At first glance, everything may look fine. Responsibilities are handled, routines are followed, and life keeps moving. But underneath the surface, there can be disconnection. Decisions are made individually instead of together. One partner may feel like they are carrying more weight. Communication becomes transactional instead of meaningful. Over time, the relationship begins to feel more like a coexistence than a partnership.
Teamwork in marriage is not automatic. It is built. It requires both partners to shift from a mindset of “me” to a mindset of “we.” This does not mean losing individuality. It means aligning your individual strengths, values, and goals to support a shared vision.
A strong team communicates openly and consistently. Not just about schedules and responsibilities, but about feelings, expectations, and needs. When communication is healthy, both partners feel seen and heard. When it is lacking, assumptions take over, and misunderstandings grow.
Teamwork also requires clarity. Who is responsible for what. What are your shared goals. What matters most in this season of your life. Without clarity, frustration builds. With clarity, there is structure and balance.
Another key element is support. In a healthy marriage, each partner is invested in the other’s growth, success, and well-being. This means celebrating wins, showing up during challenges, and offering encouragement instead of criticism. It also means being willing to adjust when one partner needs more support than usual.

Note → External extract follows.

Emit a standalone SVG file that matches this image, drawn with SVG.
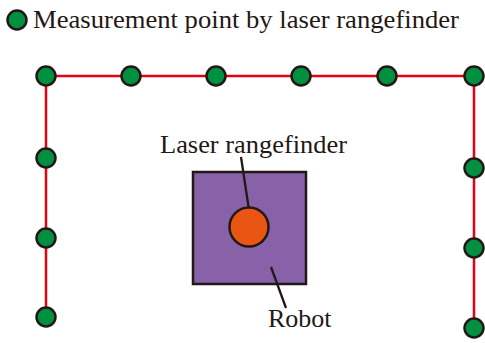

Conflict is inevitable in any relationship, but how you handle it determines whether you are functioning as a team. In a strong team, conflict is approached as a problem to solve together, not a battle to win. The focus shifts from being right to finding resolution. When both partners commit to understanding rather than attacking, conflict becomes a tool for growth instead of division.

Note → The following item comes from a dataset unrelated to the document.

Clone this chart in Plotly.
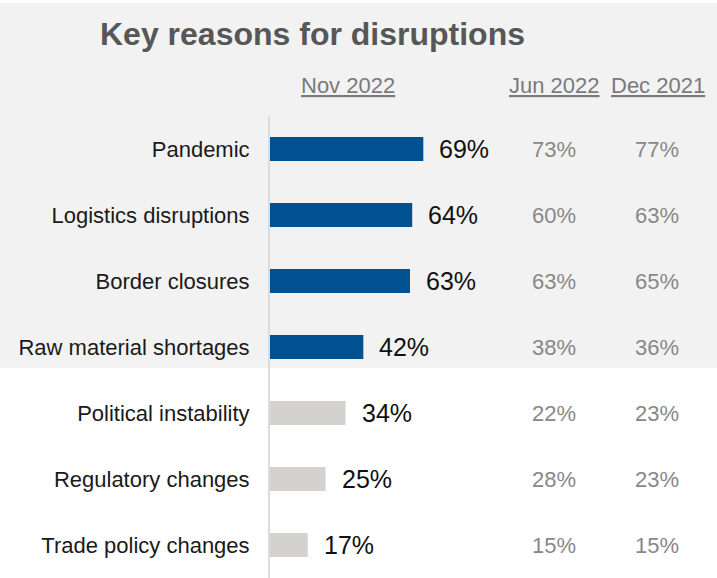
import plotly.graph_objects as go

categories = ["Pandemic", "Logistics disruptions", "Border closures", "Raw material shortages",
              "Political instability", "Regulatory changes", "Trade policy changes"]
nov_2022 = [69, 64, 63, 42, 34, 25, 17]
jun_2022 = [73, 60, 63, 38, 22, 28, 15]
dec_2021 = [77, 63, 65, 36, 23, 23, 15]
highlighted = [True, True, True, True, False, False, False]
column_headers = ["Nov 2022", "Jun 2022", "Dec 2021"]
title_text = "Key reasons for disruptions"

W, H = 717, 578
ML, MR, MT, MB = 270, 0, 116, 0
PX_PER_PCT = 2.222
plot_w = W - ML - MR
plot_h = H - MT - MB
x_max = plot_w / PX_PER_PCT

def px_to_x(px):
    return (px - ML) / PX_PER_PCT

def py_to_paper(py):
    return (H - MB - py) / plot_h

FONT = "Liberation Sans, Arial, Helvetica, sans-serif"
BLUE = "#00518f"
LIGHT = "#d3d2cf"

colors = [BLUE if h else LIGHT for h in highlighted]

fig = go.Figure()
fig.add_trace(go.Bar(
    x=nov_2022, y=categories, orientation="h",
    marker=dict(color=colors, line=dict(width=0)),
    width=0.365, hoverinfo="skip",
))

annotations = []
for cat, v in zip(categories, nov_2022):
    annotations.append(dict(x=v, y=cat, xref="x", yref="y", text=f"{v}%",
                            showarrow=False, xanchor="left", xshift=14,
                            font=dict(family=FONT, size=25, color="#111111")))
col_x = [px_to_x(554), px_to_x(657)]
for series, cx in zip([jun_2022, dec_2021], col_x):
    for cat, v in zip(categories, series):
        annotations.append(dict(x=cx, y=cat, xref="x", yref="y", text=f"{v}%",
                                showarrow=False, xanchor="center",
                                font=dict(family=FONT, size=22, color="#888888")))
header_x = [px_to_x(348), px_to_x(554), px_to_x(658)]
for hx, ht in zip(header_x, column_headers):
    annotations.append(dict(x=hx, y=py_to_paper(85), xref="x", yref="paper",
                            text=f"<u>{ht}</u>", showarrow=False, xanchor="center",
                            yanchor="middle",
                            font=dict(family=FONT, size=22, color="#7a7a7a")))

shapes = [dict(type="rect", xref="paper", yref="paper",
               x0=-ML / plot_w, x1=1.0, y0=py_to_paper(367.7), y1=py_to_paper(3),
               fillcolor="#f2f2f2", line=dict(width=0), layer="below")]

fig.update_layout(
    width=W, height=H,
    margin=dict(l=ML, r=MR, t=MT, b=MB, pad=0),
    paper_bgcolor="white", plot_bgcolor="rgba(0,0,0,0)",
    showlegend=False,
    title=dict(text=f"<b>{title_text}</b>", xref="container", yref="container",
               x=100 / W, xanchor="left", y=1 - 34 / H, yanchor="middle",
               font=dict(family=FONT, size=32, color="#575757")),
    xaxis=dict(range=[0, x_max], visible=False, fixedrange=True),
    yaxis=dict(categoryorder="array", categoryarray=categories,
               range=[len(categories) - 0.5, -0.5],
               showline=True, linecolor="#dcdcdc", linewidth=2,
               showgrid=False, zeroline=False, ticks="",
               ticklabelstandoff=14,
               tickfont=dict(family=FONT, size=22, color="#1a1a1a")),
    annotations=annotations, shapes=shapes,
)

fig.write_html("out.html")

Accountability is another marker of true teamwork. Each person takes responsibility for their actions, their words, and their contribution to the relationship. Blame does not build strong teams. Ownership does.

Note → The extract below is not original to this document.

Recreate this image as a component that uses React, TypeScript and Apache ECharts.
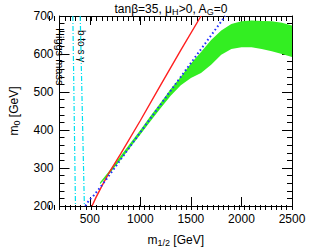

One of the biggest threats to teamwork in marriage is competition. When partners begin to keep score, compare efforts, or try to prove a point, the relationship shifts into a win-lose dynamic. Marriage was never meant to have a winner and a loser. It was meant to have two people winning together.
Being a team also means protecting the relationship. It means setting boundaries with outside influences, prioritizing time together, and making intentional decisions that strengthen your connection. A strong team understands that what they are building together is valuable and worth protecting.
If you are unsure whether you and your partner are truly functioning as a team, ask yourself a few honest questions. Are decisions made together or separately. Do you feel supported or alone. Are you working toward shared goals or just managing individual lives. Do you communicate openly or only when necessary.
The good news is that teamwork can be rebuilt. It starts with a conversation. It continues with intentional action. It grows through consistency. Small changes, practiced daily, can transform the way you function together.
Marriage is not about perfection. It is about partnership. It is about choosing, again and again, to show up for each other, to work together, and to build something that neither of you could build alone.
You are not just living together. You are building together. The question is, are you doing it as a team.